* **Aim of the exercise**
Give again, word for word, the lines below that run from the line with "Emit a Python" through the line with "cx, cy, r = 220, 196.5, 188.5". Drop the pictures.

* **Working data**
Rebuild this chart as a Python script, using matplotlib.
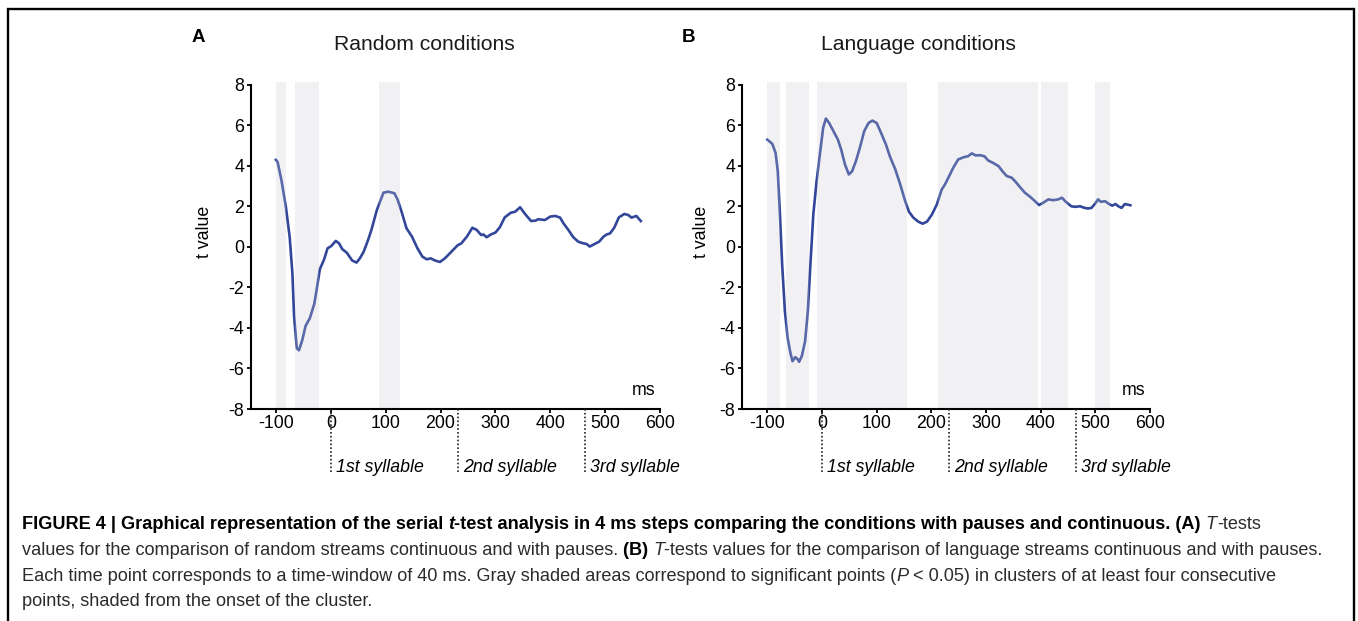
import matplotlib
matplotlib.use('Agg')
import matplotlib.pyplot as plt
from matplotlib.patches import Rectangle
from matplotlib.font_manager import FontProperties

plt.rcParams['font.family'] = ['Liberation Sans', 'DejaVu Sans']

# ---------------- data ----------------
time_A = [-100, -97, -90, -82, -75, -70, -67, -62, -58, -52, -46, -38, -30, -24, -20, -12, -6, 1, 9, 15,
          21, 29, 39, 47, 53, 60, 68, 74, 84, 96, 105, 116, 122, 129, 138, 148, 158, 167, 175, 182,
          190, 199, 208, 220, 231, 238, 248, 258, 266, 274, 278, 284, 292, 300, 308, 317, 328, 336, 345, 354,
          365, 373, 378, 390, 400, 409, 418, 424, 433, 442, 451, 460, 466, 472, 481, 489, 497, 503, 509, 517,
          525, 535, 542, 548, 557, 565]
tval_A = [4.3, 4.2, 3.3, 2.0, 0.5, -1.3, -3.4, -5.0, -5.1, -4.6, -3.9, -3.5, -2.8, -1.8, -1.1, -0.6, -0.07, 0.05, 0.3, 0.18,
          -0.11, -0.28, -0.67, -0.77, -0.56, -0.23, 0.35, 0.84, 1.83, 2.68, 2.73, 2.65, 2.32, 1.74, 0.92, 0.51, -0.07, -0.48, -0.61, -0.56,
          -0.67, -0.74, -0.56, -0.23, 0.08, 0.18, 0.51, 0.95, 0.84, 0.59, 0.62, 0.48, 0.62, 0.71, 0.97, 1.46, 1.69, 1.74, 1.96, 1.63,
          1.28, 1.30, 1.37, 1.33, 1.50, 1.53, 1.45, 1.17, 0.84, 0.48, 0.26, 0.18, 0.15, 0.02, 0.15, 0.26, 0.51, 0.62, 0.67, 0.97,
          1.46, 1.63, 1.58, 1.45, 1.53, 1.28]

time_B = [-100, -91, -85, -81, -77, -73, -68, -63, -58, -54, -49, -44, -42, -37, -31, -26, -22, -16, -10, -4,
          2, 7, 13, 21, 29, 35, 42, 49, 55, 62, 70, 77, 85, 92, 100, 108, 117, 124, 134, 143,
          152, 159, 167, 176, 184, 192, 201, 210, 219, 225, 234, 240, 249, 259, 267, 274, 281, 289, 297, 304,
          313, 323, 330, 338, 347, 354, 362, 371, 381, 388, 397, 405, 414, 423, 432, 439, 446, 456, 463, 472,
          480, 487, 493, 499, 505, 510, 518, 525, 531, 537, 542, 548, 554, 559, 564]
tval_B = [5.3, 5.09, 4.64, 3.74, 1.6, -0.86, -3.17, -4.48, -5.22, -5.64, -5.44, -5.56, -5.67, -5.39, -4.65, -3.17, -1.2, 1.6, 3.25, 4.57,
          5.88, 6.34, 6.12, 5.71, 5.3, 4.81, 4.07, 3.58, 3.74, 4.24, 4.98, 5.71, 6.12, 6.24, 6.12, 5.63, 5.05, 4.48, 3.83, 3.09,
          2.27, 1.74, 1.45, 1.25, 1.15, 1.25, 1.6, 2.1, 2.84, 3.09, 3.58, 3.91, 4.32, 4.43, 4.48, 4.62, 4.52, 4.53, 4.48, 4.27,
          4.15, 3.99, 3.74, 3.5, 3.42, 3.22, 2.96, 2.68, 2.47, 2.3, 2.07, 2.19, 2.35, 2.31, 2.35, 2.43, 2.23, 2.01, 1.98, 2.01,
          1.93, 1.90, 1.93, 2.12, 2.35, 2.23, 2.26, 2.12, 2.04, 2.12, 2.01, 1.93, 2.12, 2.09, 2.06]

clusters_A = [(-100, -82), (-65, -22), (88, 126)]
clusters_B = [(-100, -77), (-66, -24), (-9, 156), (213, 396), (401, 450), (500, 526)]

syllable_onsets = [0, 232, 464]
syllable_labels = ['1st syllable', '2nd syllable', '3rd syllable']
xticks = [-100, 0, 100, 200, 300, 400, 500, 600]
yticks = [-8, -6, -4, -2, 0, 2, 4, 6, 8]

titles = ['Random conditions', 'Language conditions']
panel_letters = ['A', 'B']

# ---------------- figure ----------------
W, H = 1358, 621
fig = plt.figure(figsize=(W / 100, H / 100), dpi=100)

LINE_COLOR = '#32479a'
SHADE_COLOR = '#cbcbd3'


def make_panel(left_px, right_px, xmin, times, vals, clusters, ylab_x):
    top_px, bot_px = 81.7, 409
    ax = fig.add_axes([left_px / W, 1 - bot_px / H, (right_px - left_px) / W, (bot_px - top_px) / H])
    ax.plot(times, vals, color=LINE_COLOR, lw=1.9, zorder=2, solid_joinstyle='round')
    for a, b in clusters:
        ax.axvspan(a, b, color=SHADE_COLOR, alpha=0.25, lw=0, zorder=3)
    ax.set_xlim(xmin, 600)
    ax.set_ylim(-8, 8.16)
    for s in ['top', 'right']:
        ax.spines[s].set_visible(False)
    for s in ['left', 'bottom']:
        ax.spines[s].set_linewidth(1.5)
        ax.spines[s].set_zorder(5)
    ax.spines['left'].set_bounds(-8, 8)
    ax.set_xticks(xticks)
    ax.set_yticks(yticks)
    ax.set_xticklabels([str(v) for v in xticks])
    ax.set_yticklabels([str(v) for v in yticks])
    ax.tick_params(axis='both', direction='out', length=3, width=1.3, labelsize=12.8, pad=1.5, colors='black')
    ax.set_ylabel('t value', fontsize=12.8)
    ax.yaxis.set_label_coords(ylab_x, 0.54)
    ax.text(0.99, 0.055, 'ms', transform=ax.transAxes, ha='right', va='center', fontsize=12.8)
    trans = ax.get_xaxis_transform()
    for x0, lab in zip(syllable_onsets, syllable_labels):
        ax.plot([x0, x0], [0, -0.192], transform=trans, clip_on=False, color='#222222',
                lw=1.2, ls=(0, (1, 1.3)), zorder=6)
        ax.annotate(lab, xy=(x0, -0.18), xycoords=trans, xytext=(3.5, 0), textcoords='offset points',
                    ha='left', va='center', fontsize=12.8, fontstyle='italic', annotation_clip=False)
    return ax


axA = make_panel(250.7, 660, -146, time_A, tval_A, clusters_A, -0.093)
axB = make_panel(741.7, 1150, -147, time_B, tval_B, clusters_B, -0.078)

# titles and letters
fig.text(424 / W, 1 - 44 / H, titles[0], ha='center', va='center', fontsize=15.2, color='#1a1a1a')
fig.text(918.7 / W, 1 - 44 / H, titles[1], ha='center', va='center', fontsize=15.2, color='#1a1a1a')
fig.text(192 / W, 1 - 37 / H, panel_letters[0], ha='left', va='center', fontsize=13.5, fontweight='bold')
fig.text(681.7 / W, 1 - 37 / H, panel_letters[1], ha='left', va='center', fontsize=13.5, fontweight='bold')

# frame
fig.add_artist(Rectangle((8 / W, -0.05), (1354 - 8) / W, 1 - 9 / H + 0.05, transform=fig.transFigure,
                         fill=False, lw=1.7, ec='black'))

# caption (rich text)
CAP_FS = 13.1
CAP_COLOR = '#2b2b2b'
renderer = fig.canvas.get_renderer()


def seg_width(s, weight, style):
    prop = FontProperties(family=['Liberation Sans', 'DejaVu Sans'], size=CAP_FS, weight=weight, style=style)
    w1 = renderer.get_text_width_height_descent(s + '|', prop, ismath=False)[0]
    w2 = renderer.get_text_width_height_descent('|', prop, ismath=False)[0]
    return w1 - w2


def rich_line(y_px, segs, x_px=22):
    x = x_px
    for s, weight, style in segs:
        col = 'black' if weight == 'bold' else CAP_COLOR
        fig.text(x / W, 1 - y_px / H, s, fontsize=CAP_FS, fontweight=weight, fontstyle=style,
                 color=col, ha='left', va='baseline')
        x += seg_width(s, weight, style)


B, I, R = 'bold', 'italic', 'normal'
rich_line(529, [
    ('FIGURE 4 | Graphical representation of the serial ', B, R),
    ('t', B, I),
    ('-test analysis in 4 ms steps comparing the conditions with pauses and continuous. (A) ', B, R),
    ('T', R, I),
    ('-tests', R, R),
])
rich_line(555, [
    ('values for the comparison of random streams continuous and with pauses. ', R, R),
    ('(B) ', B, R),
    ('T', R, I),
    ('-tests values for the comparison of language streams continuous and with pauses.', R, R),
])
rich_line(581, [
    ('Each time point corresponds to a time-window of 40 ms. Gray shaded areas correspond to significant points (', R, R),
    ('P', R, I),
    (' < 0.05) in clusters of at least four consecutive', R, R),
])
rich_line(606, [
    ('points, shaded from the onset of the cluster.', R, R),
])

fig.savefig('out.png', dpi=100)
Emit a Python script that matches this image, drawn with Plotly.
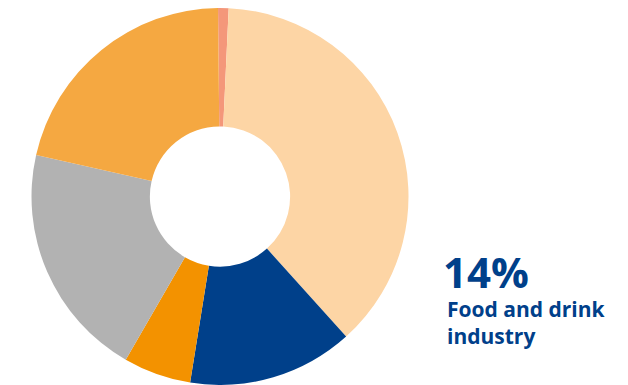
import plotly.graph_objects as go

labels = ["Other", "Segment A", "Food and drink industry", "Segment C", "Segment D", "Segment E"]
values = [0.9, 37.6, 14.2, 5.8, 20.2, 21.3]
colors = ["#F4977A", "#FDD5A5", "#00408A", "#F39200", "#B2B2B2", "#F5A841"]

W, H = 628, 385
cx, cy, r = 220, 196.5, 188.5

fig = go.Figure(go.Pie(
    labels=labels, values=values, sort=False, direction="clockwise",
    rotation=-0.6, hole=0.372,
    marker=dict(colors=colors, line=dict(width=0)),
    textinfo="none", hoverinfo="label+percent", showlegend=False,
    domain=dict(x=[(cx - r) / W, (cx + r) / W], y=[1 - (cy + r) / H, 1 - (cy - r) / H]),
))

fig.add_annotation(text="<b>14%</b>", xref="paper", yref="paper",
                   x=442 / W, y=1 - 242 / H, xanchor="left", yanchor="top",
                   showarrow=False, borderpad=0,
                   font=dict(family="Open Sans", size=42, color="#00408A"))
fig.add_annotation(text="<b>Food and drink<br>industry</b>", xref="paper", yref="paper",
                   x=446 / W, y=1 - 294 / H, xanchor="left", yanchor="top", align="left",
                   showarrow=False, borderpad=0,
                   font=dict(family="Open Sans", size=21, color="#00408A"))

fig.update_layout(width=W, height=H, margin=dict(l=0, r=0, t=0, b=0),
                  paper_bgcolor="white", plot_bgcolor="white")
fig.write_html("out.html")
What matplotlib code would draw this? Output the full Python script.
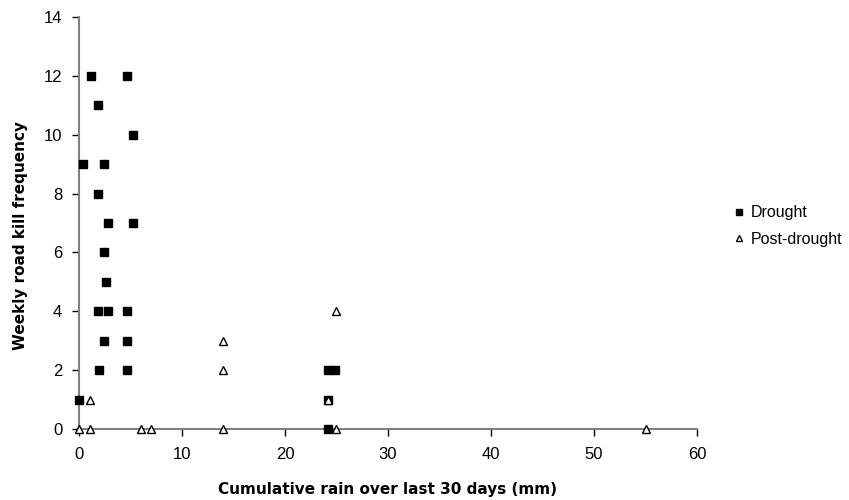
import matplotlib
matplotlib.use("Agg")
import matplotlib.pyplot as plt

plt.rcParams['font.family'] = ['Liberation Sans', 'DejaVu Sans']

drought_x = [1.2, 4.7, 1.85, 5.2, 0.35, 2.45, 1.85, 2.85, 5.2, 2.45, 2.6, 1.85, 2.85, 4.7,
             2.45, 4.7, 1.95, 4.7, 0.0, 24.2, 24.9, 24.2, 24.2]
drought_y = [12, 12, 11, 10, 9, 9, 8, 7, 7, 6, 5, 4, 4, 4,
             3, 3, 2, 2, 1, 2, 2, 1, 0]

post_x = [0.0, 1.1, 1.1, 6.0, 7.0, 14.0, 14.0, 14.0, 24.2, 25.0, 25.0, 55.0]
post_y = [0, 0, 1, 0, 0, 0, 2, 3, 1, 0, 4, 0]

x_ticks = [0, 10, 20, 30, 40, 50, 60]
y_ticks = [0, 2, 4, 6, 8, 10, 12, 14]

fig = plt.figure(figsize=(8.49, 5.0), dpi=100)
ax = fig.add_axes([0.093, 0.142, 0.728, 0.824])

ax.plot(drought_x, drought_y, linestyle='none', marker='s', markersize=5.5,
        markerfacecolor='black', markeredgecolor='black', label='Drought', zorder=3, clip_on=False)
ax.plot(post_x, post_y, linestyle='none', marker='^', markersize=5.5,
        markerfacecolor='white', markeredgecolor='black', markeredgewidth=1.0,
        label='Post-drought', zorder=4, clip_on=False)

ax.set_xlim(0, 60)
ax.set_ylim(0, 14)
ax.set_xticks(x_ticks)
ax.set_yticks(y_ticks)
ax.tick_params(axis='both', direction='out', length=5, color='black', labelsize=12, width=1)
ax.tick_params(axis='x', pad=8)
ax.tick_params(axis='y', pad=7)
ax.spines['top'].set_visible(False)
ax.spines['right'].set_visible(False)
ax.spines['left'].set_color('#808080')
ax.spines['bottom'].set_color('#808080')
ax.spines['left'].set_linewidth(1.5)
ax.spines['bottom'].set_linewidth(1.5)

label_font = dict(family='DejaVu Sans', fontsize=11, fontweight='bold')
ax.set_xlabel('Cumulative rain over last 30 days (mm)', **label_font)
ax.set_ylabel('Weekly road kill frequency', **label_font)
ax.xaxis.set_label_coords(0.5, -0.128)
ax.yaxis.set_label_coords(-0.083, 0.47)

leg = fig.legend(handles=ax.lines, loc='upper left', bbox_to_anchor=(0.855, 0.605),
                 frameon=False, fontsize=11.5, markerscale=0.75, handlelength=0.6,
                 handletextpad=0.45, labelspacing=0.7, borderpad=0.0)

fig.savefig('out.png', dpi=100)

* **Full output**
Emit a Python script that matches this image, drawn with Plotly.
import plotly.graph_objects as go

labels = ["Other", "Segment A", "Food and drink industry", "Segment C", "Segment D", "Segment E"]
values = [0.9, 37.6, 14.2, 5.8, 20.2, 21.3]
colors = ["#F4977A", "#FDD5A5", "#00408A", "#F39200", "#B2B2B2", "#F5A841"]

W, H = 628, 385
cx, cy, r = 220, 196.5, 188.5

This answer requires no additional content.